CRYSTALLOGRAPHIC PHASE-TRANSITIONS IN ACTINIDE METALS AS A FUNCTION OF PRESSURE

We present first-principles calculations of the equilibrium volumes and crystal structures of the light actinides (Th-Pu). The calculated equilibrium volumes for f.c.c. Th, b.c.t. Pu, alpha-U, and beta-Np are found to agree reasonably well with the experimental data, and when comparing the total energies of the b.c.c., f.c.c., b.c.t., alpha-U, and beta-Np structures we obtain the correct crystal structures for all studied systems.
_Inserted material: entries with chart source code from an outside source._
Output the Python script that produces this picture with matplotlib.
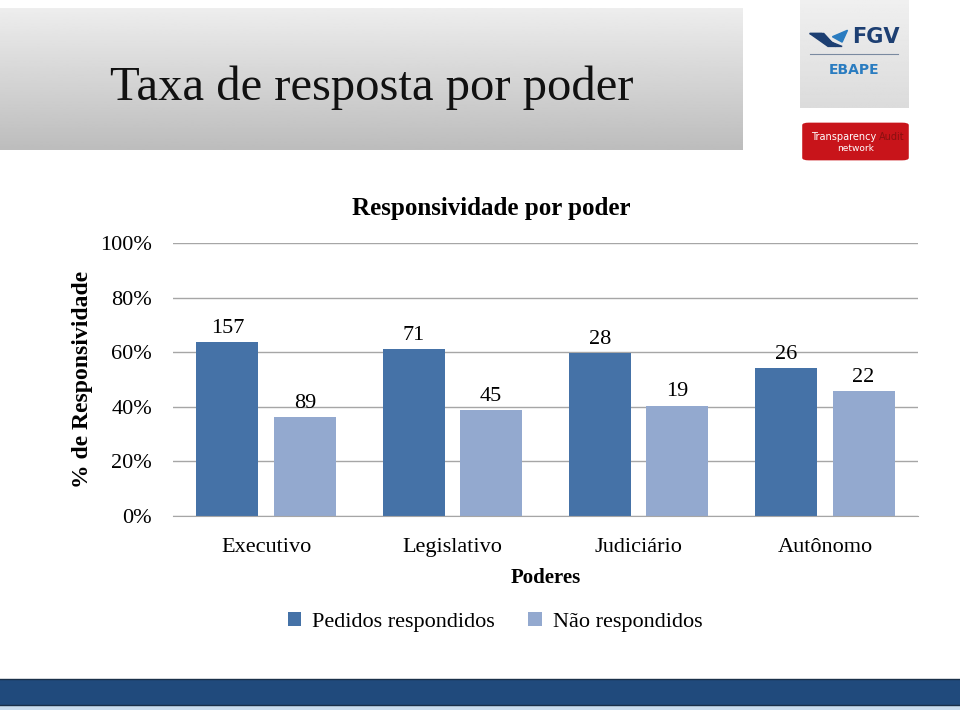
import numpy as np
import matplotlib.pyplot as plt
from matplotlib.patches import Rectangle, FancyBboxPatch

plt.rcParams['font.family'] = ['Liberation Serif', 'DejaVu Serif']

poderes = ['Executivo', 'Legislativo', 'Judiciário', 'Autônomo']
respondidos = [157, 71, 28, 26]
nao_respondidos = [89, 45, 19, 22]
series_names = ['Pedidos respondidos', 'Não respondidos']
yticks = [0, 0.2, 0.4, 0.6, 0.8, 1.0]
ytick_labels = ['0%', '20%', '40%', '60%', '80%', '100%']

resp = np.array(respondidos, dtype=float)
nresp = np.array(nao_respondidos, dtype=float)
total = resp + nresp
pct_resp = resp / total
pct_nresp = nresp / total

c_dark = '#4572a7'
c_light = '#93a9cf'

fig = plt.figure(figsize=(9.6, 7.1), dpi=100)

# header band with gradient
hdr = fig.add_axes([0, 1 - 150/710, 743/960, 142/710])
grad = np.linspace(0.93, 0.74, 100).reshape(-1, 1)
hdr.imshow(grad, aspect='auto', cmap='gray', vmin=0, vmax=1, extent=[0, 1, 0, 1])
hdr.set_axis_off()
hdr.text(0.501, 0.44, 'Taxa de resposta por poder', ha='center', va='center',
         fontsize=35, color='#111111')

# FGV logo box
logo = fig.add_axes([800/960, 1 - 108/710, 108/960, 108/710])
g2 = np.linspace(0.94, 0.86, 100).reshape(-1, 1)
logo.imshow(g2, aspect='auto', cmap='gray', vmin=0, vmax=1, extent=[0, 1, 0, 1])
logo.set_xlim(0, 1); logo.set_ylim(0, 1)
logo.set_axis_off()
logo.text(0.7, 0.66, 'FGV', ha='center', va='center', fontsize=15, fontweight='bold',
          color='#1d3f72', family='DejaVu Sans')
logo.fill([0.09, 0.22, 0.33, 0.39], [0.69, 0.69, 0.57, 0.57], color='#1d3f72')
logo.fill([0.09, 0.2, 0.33, 0.26], [0.69, 0.69, 0.57, 0.57], color='#1d3f72')
logo.fill([0.3, 0.44, 0.39], [0.66, 0.72, 0.61], color='#2a7cc0')
logo.plot([0.09, 0.91], [0.5, 0.5], color='#7a8aa0', lw=0.8)
logo.text(0.5, 0.35, 'EBAPE', ha='center', va='center', fontsize=10, fontweight='bold',
          color='#2a7cc0', family='DejaVu Sans')

# Transparency Audit logo
ta = fig.add_axes([800/960, 1 - 162/710, 111/960, 41/710])
ta.set_xlim(0, 1); ta.set_ylim(0, 1)
ta.set_axis_off()
ta.add_patch(FancyBboxPatch((0.02, 0.04), 0.96, 0.92, boxstyle='round,pad=0,rounding_size=0.06',
                            fc='#c8141a', ec='none'))
ta.text(0.1, 0.62, 'Transparency', ha='left', va='center', fontsize=7, color='white',
        family='DejaVu Sans')
ta.text(0.71, 0.62, 'Audit', ha='left', va='center', fontsize=7, color='#8a1010',
        family='DejaVu Sans')
ta.text(0.5, 0.33, 'network', ha='center', va='center', fontsize=6.5, color='white',
        family='DejaVu Sans')

# bottom band
fig.patches.append(Rectangle((0, 5/710), 1, 26/710, transform=fig.transFigure,
                             fc='#204a7c', ec='none'))
fig.add_artist(plt.Line2D([0, 1], [31/710, 31/710], color='#1a2f48', lw=1))
fig.add_artist(plt.Line2D([0, 1], [5/710, 5/710], color='#1a2f48', lw=1))
fig.patches.append(Rectangle((0, 0), 1, 4/710, transform=fig.transFigure,
                             fc='#c9dced', ec='none'))

# chart
ax = fig.add_axes([173/960, 1 - 516/710, 745/960, 273/710])
x = np.arange(len(poderes))
w = 0.333
b1 = ax.bar(x - 0.208, pct_resp, w, color=c_dark, label=series_names[0])
b2 = ax.bar(x + 0.208, pct_nresp, w, color=c_light, label=series_names[1])

for bars, vals in [(b1, respondidos), (b2, nao_respondidos)]:
    for r, v in zip(bars, vals):
        ax.annotate(str(v), (r.get_x() + r.get_width() / 2, r.get_height()),
                    xytext=(0, 3), textcoords='offset points', ha='center', va='bottom',
                    fontsize=16)

ax.set_xlim(-0.5, 3.5)
ax.set_ylim(0, 1)
ax.set_yticks(yticks)
ax.set_yticklabels(ytick_labels, fontsize=16)
ax.yaxis.grid(True, color='#a6a6a6', lw=1)
ax.set_axisbelow(True)
ax.tick_params(axis='y', length=0, pad=15)
ax.tick_params(axis='x', length=0, pad=16, labelsize=16)
ax.set_xticks(x)
ax.set_xticklabels(poderes)
for s in ['top', 'right', 'left']:
    ax.spines[s].set_visible(False)
ax.spines['bottom'].set_color('#a6a6a6')

fig.text(491/960, 1 - 208/710, 'Responsividade por poder', ha='center', va='center',
         fontsize=18, fontweight='bold')
ax.set_xlabel('Poderes', fontsize=15, fontweight='bold', labelpad=8)
ax.set_ylabel('% de Responsividade', fontsize=17, fontweight='bold', labelpad=5)

fig.legend(handles=[b1, b2], loc='center', bbox_to_anchor=(495/960, 1 - 622/710),
           ncol=2, frameon=False, fontsize=16, handlelength=0.6, handleheight=0.6,
           columnspacing=1.5, handletextpad=0.5)

fig.savefig('out.png', dpi=100)
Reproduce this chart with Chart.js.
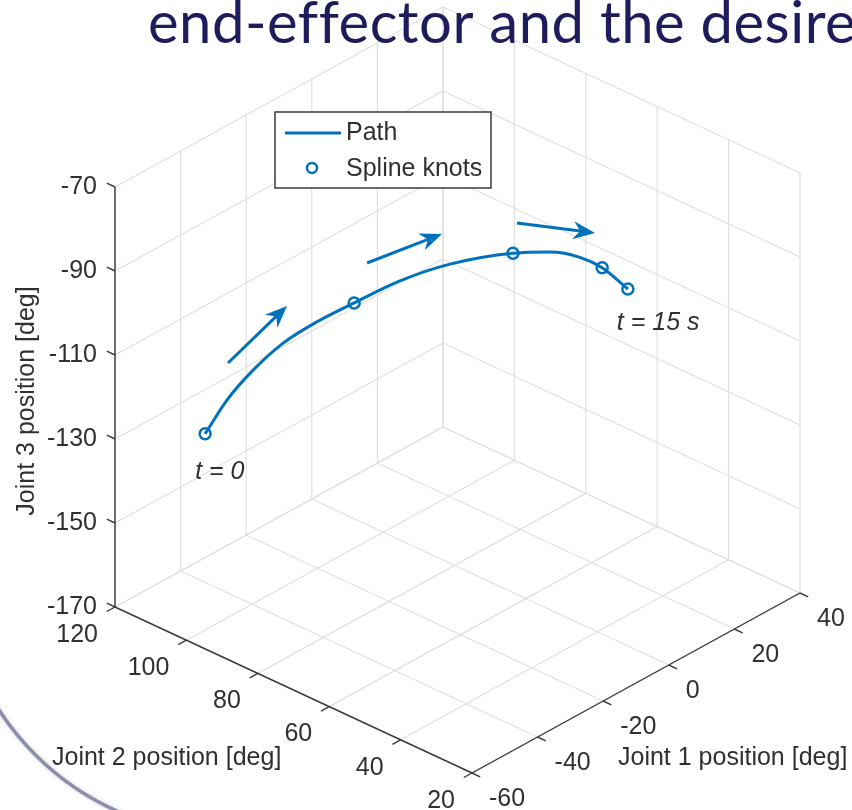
<!DOCTYPE html>
<html>
<head>
<meta charset="utf-8">
<title>Joint space path</title>
<script src="https://cdn.jsdelivr.net/npm/chart.js@4.4.1/dist/chart.umd.min.js"></script>
<style>
  html, body { margin: 0; padding: 0; background: #fff; }
  #wrap { position: relative; width: 852px; height: 810px; }
</style>
</head>
<body>
<div id="wrap"><canvas id="path-chart" width="852" height="810"></canvas></div>
<script>
// --- data (degrees) ---
const joint1Ticks = [-60, -40, -20, 0, 20, 40];
const joint2Ticks = [20, 40, 60, 80, 100, 120];
const joint3Ticks = [-170, -150, -130, -110, -90, -70];

const pathJoint1 = [-43.4, -41.1, -36.4, -30.5, -22.9, -14.3, -4.7, 6.2, 17.8, 24.7, 30.6, 34.1, 36.5];
const pathJoint2 = [110, 106, 103, 100, 97.5, 95, 91, 87, 80, 76, 73, 70, 65];
const pathJoint3 = [-131.9, -123.3, -117.0, -111.9, -109.1, -107.3, -104.6, -103.7, -103.3, -104.4, -107.0, -109.8, -113.9];

const knotJoint1 = [-43.4, -14.3, 17.8, 34.1, 36.5];
const knotJoint2 = [110, 95, 80, 70, 65];
const knotJoint3 = [-131.9, -107.3, -103.3, -109.8, -113.9];

// direction arrows (annotation, in view plane units)
const arrowFromX = [228, 367, 517];
const arrowFromY = [363, 263, 223];
const arrowToX = [287, 442, 595];
const arrowToY = [306, 234, 233];

const BLUE = '#0072BD';
const GRID = '#e0e0e0';
const AXIS = '#3a3a3a';
const TEXT = '#303030';
const FONT = '"Liberation Sans", Arial, sans-serif';

// 3-D view: joint values -> view plane
const j1Min = -60, j1Max = 40, j2Min = 20, j2Max = 120, j3Min = -170, j3Max = -70;
function project(j1, j2, j3) {
    const u = (j2Max - j2) / 100;
    const v = (j1 - j1Min) / 100;
    const w = (j3 - j3Min) / 100;
    return { x: 115 + 357 * u + 328 * v, y: 607 + 166 * u - 180 * v - 420 * w };
}

const datasets = [];
function addSegment(a, b, color, width, order) {
    datasets.push({
        data: [project(...a), project(...b)],
        showLine: true, borderColor: color, borderWidth: width,
        pointRadius: 0, order
    });
}

// grid on floor and back walls
joint1Ticks.forEach(t => {
    addSegment([t, j2Min, j3Min], [t, j2Max, j3Min], GRID, 1.2, 9);
    addSegment([t, j2Max, j3Min], [t, j2Max, j3Max], GRID, 1.2, 9);
});
joint2Ticks.forEach(t => {
    addSegment([j1Min, t, j3Min], [j1Max, t, j3Min], GRID, 1.2, 9);
    addSegment([j1Max, t, j3Min], [j1Max, t, j3Max], GRID, 1.2, 9);
});
joint3Ticks.forEach(t => {
    addSegment([j1Min, j2Max, t], [j1Max, j2Max, t], GRID, 1.2, 9);
    addSegment([j1Max, j2Max, t], [j1Max, j2Min, t], GRID, 1.2, 9);
});

// axis lines and ticks
addSegment([j1Min, j2Max, j3Min], [j1Min, j2Max, j3Max], AXIS, 1.4, 8);
addSegment([j1Min, j2Max, j3Min], [j1Min, j2Min, j3Min], AXIS, 1.4, 8);
addSegment([j1Min, j2Min, j3Min], [j1Max, j2Min, j3Min], AXIS, 1.4, 8);
joint3Ticks.forEach(t => addSegment([j1Min, j2Max, t], [j1Min, j2Max + 2.3, t], AXIS, 1.4, 8));
joint2Ticks.forEach(t => addSegment([j1Min, t, j3Min], [j1Min - 2.5, t, j3Min], AXIS, 1.4, 8));
joint1Ticks.forEach(t => addSegment([t, j2Min, j3Min], [t, j2Min - 2.3, j3Min], AXIS, 1.4, 8));

datasets.push({
    label: 'Path',
    data: pathJoint1.map((v, i) => project(v, pathJoint2[i], pathJoint3[i])),
    showLine: true, borderColor: BLUE, borderWidth: 3,
    cubicInterpolationMode: 'monotone', pointRadius: 0, order: 2
});
datasets.push({
    label: 'Spline knots',
    data: knotJoint1.map((v, i) => project(v, knotJoint2[i], knotJoint3[i])),
    showLine: false, pointRadius: 5.5, pointBorderWidth: 2.5,
    pointBorderColor: BLUE, pointBackgroundColor: 'rgba(0,0,0,0)', order: 1
});

// --- labels, arrows, legend, title ---
const overlayPlugin = {
    id: 'overlay',
    beforeDraw(chart) {
        const ctx = chart.ctx;
        ctx.save();
        ctx.fillStyle = '#fff';
        ctx.fillRect(0, 0, chart.width, chart.height);
        // slide decoration arc
        ctx.strokeStyle = 'rgba(125,125,160,0.85)';
        ctx.lineWidth = 3.5;
        ctx.shadowColor = 'rgba(120,120,150,0.35)';
        ctx.shadowBlur = 4;
        ctx.beginPath();
        ctx.arc(229, 561, 274, Math.PI * 0.5, Math.PI);
        ctx.stroke();
        ctx.restore();
    },
    afterDatasetsDraw(chart) {
        const ctx = chart.ctx;
        const sx = chart.scales.x, sy = chart.scales.y;
        const px = p => ({ x: sx.getPixelForValue(p.x), y: sy.getPixelForValue(p.y) });
        ctx.save();

        // arrows
        ctx.strokeStyle = BLUE;
        ctx.fillStyle = BLUE;
        ctx.lineWidth = 3;
        arrowFromX.forEach((_, i) => {
            const a = px({ x: arrowFromX[i], y: arrowFromY[i] });
            const b = px({ x: arrowToX[i], y: arrowToY[i] });
            const len = Math.hypot(b.x - a.x, b.y - a.y);
            const dx = (b.x - a.x) / len, dy = (b.y - a.y) / len;
            const L = 22, W = 9, notch = 7;
            ctx.beginPath();
            ctx.moveTo(a.x, a.y);
            ctx.lineTo(b.x - dx * (L - notch), b.y - dy * (L - notch));
            ctx.stroke();
            ctx.beginPath();
            ctx.moveTo(b.x, b.y);
            ctx.lineTo(b.x - dx * L - dy * W, b.y - dy * L + dx * W);
            ctx.lineTo(b.x - dx * (L - notch), b.y - dy * (L - notch));
            ctx.lineTo(b.x - dx * L + dy * W, b.y - dy * L - dx * W);
            ctx.closePath();
            ctx.fill();
        });

        // tick labels
        ctx.fillStyle = TEXT;
        ctx.font = `25px ${FONT}`;
        ctx.textBaseline = 'middle';
        ctx.textAlign = 'right';
        joint3Ticks.forEach(t => {
            const p = px(project(j1Min, j2Max, t));
            ctx.fillText(String(t), p.x - 18, p.y);
        });
        joint2Ticks.forEach(t => {
            const p = px(project(j1Min, t, j3Min));
            ctx.fillText(String(t), p.x - 17, p.y + 28);
        });
        ctx.textAlign = 'left';
        joint1Ticks.forEach(t => {
            const p = px(project(t, j2Min, j3Min));
            ctx.fillText(String(t), p.x + 17, p.y + 26);
        });

        // axis titles
        ctx.fillText('Joint 1 position [deg]', 618, 758);
        ctx.fillText('Joint 2 position [deg]', 52, 758);
        ctx.save();
        ctx.translate(27, 401);
        ctx.rotate(-Math.PI / 2);
        ctx.textAlign = 'center';
        ctx.fillText('Joint 3 position [deg]', 0, 0);
        ctx.restore();

        // start / end labels
        ctx.font = `italic 25px ${FONT}`;
        const first = px(project(knotJoint1[0], knotJoint2[0], knotJoint3[0]));
        const last = px(project(knotJoint1[4], knotJoint2[4], knotJoint3[4]));
        ctx.fillText('t = 0', first.x - 10, first.y + 38);
        ctx.fillText('t = 15 s', last.x - 11, last.y + 34);

        // legend
        ctx.fillStyle = '#fff';
        ctx.fillRect(275, 112, 216, 76);
        ctx.strokeStyle = AXIS;
        ctx.lineWidth = 1.5;
        ctx.strokeRect(275, 112, 216, 76);
        ctx.strokeStyle = BLUE;
        ctx.lineWidth = 3;
        ctx.beginPath();
        ctx.moveTo(285, 133);
        ctx.lineTo(341, 133);
        ctx.stroke();
        ctx.lineWidth = 2.5;
        ctx.beginPath();
        ctx.arc(312, 168, 5, 0, Math.PI * 2);
        ctx.stroke();
        ctx.fillStyle = TEXT;
        ctx.font = `25px ${FONT}`;
        ctx.fillText('Path', 346, 133);
        ctx.fillText('Spline knots', 346, 169);

        // slide heading (cut off at the right)
        ctx.fillStyle = '#1f1c5e';
        ctx.font = '58px Lato, "Open Sans", sans-serif';
        ctx.letterSpacing = '0.5px';
        ctx.textBaseline = 'alphabetic';
        ctx.fillText('end-effector and the desired', 148, 43);
        ctx.restore();
    }
};

new Chart(document.getElementById('path-chart'), {
    type: 'scatter',
    data: { datasets },
    options: {
        responsive: false,
        animation: false,
        layout: { padding: 0, autoPadding: false },
        plugins: { legend: { display: false }, tooltip: { enabled: false } },
        scales: {
            x: { type: 'linear', min: 0, max: 852, display: false },
            y: { type: 'linear', min: 0, max: 810, reverse: true, display: false }
        }
    },
    plugins: [overlayPlugin]
});
</script>
</body>
</html>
Also, the calculated equilibrium volumes for Th-Pu, using a hypothetical f.c.c. structure, have been calculated and it is demonstrated that although spin-orbit coupling is included in these calculations the calculated equilibrium volume of Pu is smaller than for Np, in disagreement with experiment. Moreover, the calculated tetragonal elastic constant, C', is shown to be negative for b.c.c. U, b.c.c. Np, b.c.c. Pu and f.c.c. Pu. Thus, our zero temperature calculations suggest that the b.c.c. structure is unstable for these elements and that f.c.c. Pu is also unstable. This is in conflict with experiment and we are led to the conclusion that temperature effects must be of crucial importance for stabilizing cubic structures in U, Np, and Pu. Further, as a function of decreasing volume we predict a crystal structure sequence f.c.c. --> b.c.t. --> f.c.c. in Th, a sequence alpha-U --> b.c.t. --> b.c.c, in U, and a sequence beta-Np --> b.c.t. --> b.c.c. in Np. Also, a sequence of transitions in Sc as a function of decreasing volume have been calculated, namely h.c.p. --> f.c.c. --> omega --> beta-Np --> b.c.c.